= Aim of the task =
Find how many lines of the listing below include the word "that", then report the number by itself.

= Stored data =

· · · · · · ·

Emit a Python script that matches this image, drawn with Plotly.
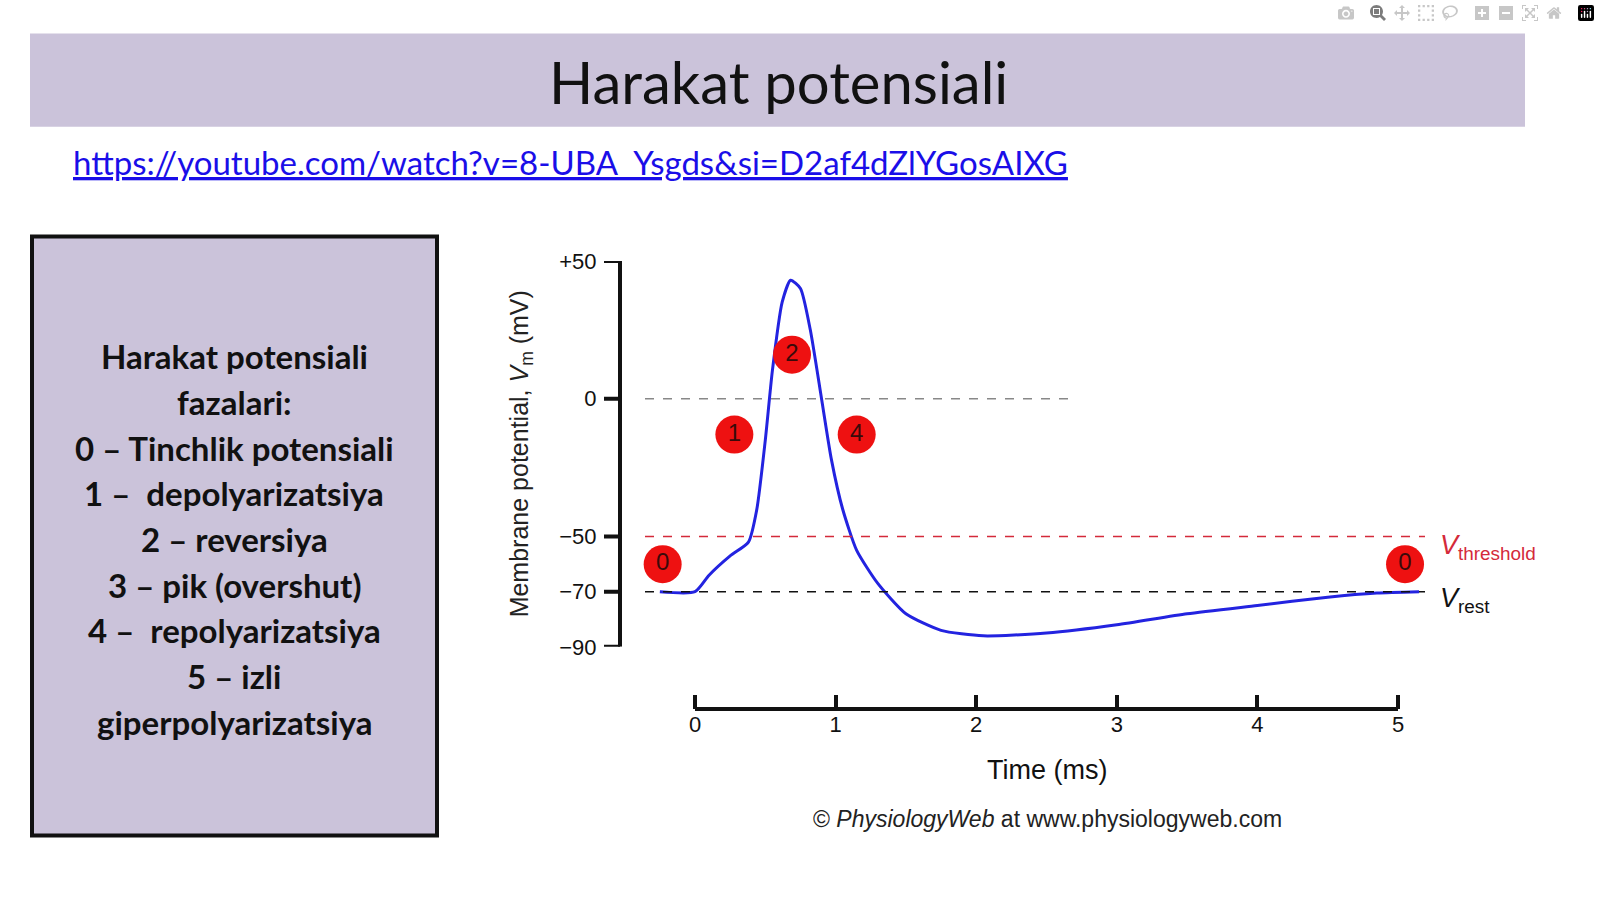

· · · · · · ·

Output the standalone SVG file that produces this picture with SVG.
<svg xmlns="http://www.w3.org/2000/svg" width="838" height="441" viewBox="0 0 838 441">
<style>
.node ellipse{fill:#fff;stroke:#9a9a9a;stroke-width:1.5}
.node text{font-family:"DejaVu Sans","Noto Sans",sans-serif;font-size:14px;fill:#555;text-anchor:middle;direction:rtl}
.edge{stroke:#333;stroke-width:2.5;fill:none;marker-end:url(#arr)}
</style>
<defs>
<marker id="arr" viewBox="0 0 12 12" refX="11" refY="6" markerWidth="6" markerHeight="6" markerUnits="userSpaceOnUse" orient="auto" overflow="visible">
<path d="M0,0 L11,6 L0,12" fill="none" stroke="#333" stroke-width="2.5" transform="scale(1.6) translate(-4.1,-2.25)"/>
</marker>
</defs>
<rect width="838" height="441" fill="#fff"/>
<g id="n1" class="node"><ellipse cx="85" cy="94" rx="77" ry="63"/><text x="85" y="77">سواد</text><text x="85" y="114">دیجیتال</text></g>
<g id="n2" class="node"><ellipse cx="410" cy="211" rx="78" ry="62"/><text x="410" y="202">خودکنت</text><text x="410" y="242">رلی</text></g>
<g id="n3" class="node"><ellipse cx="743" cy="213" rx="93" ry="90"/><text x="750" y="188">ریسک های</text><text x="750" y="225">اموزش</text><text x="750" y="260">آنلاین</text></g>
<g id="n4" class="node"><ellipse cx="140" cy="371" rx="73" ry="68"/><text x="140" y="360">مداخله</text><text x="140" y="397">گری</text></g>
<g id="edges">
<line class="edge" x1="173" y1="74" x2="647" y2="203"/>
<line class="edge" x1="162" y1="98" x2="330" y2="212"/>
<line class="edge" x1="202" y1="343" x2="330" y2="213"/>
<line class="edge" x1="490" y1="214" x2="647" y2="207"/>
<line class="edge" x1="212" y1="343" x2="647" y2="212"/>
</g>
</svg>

· · · · · · ·

= Exercise result =
2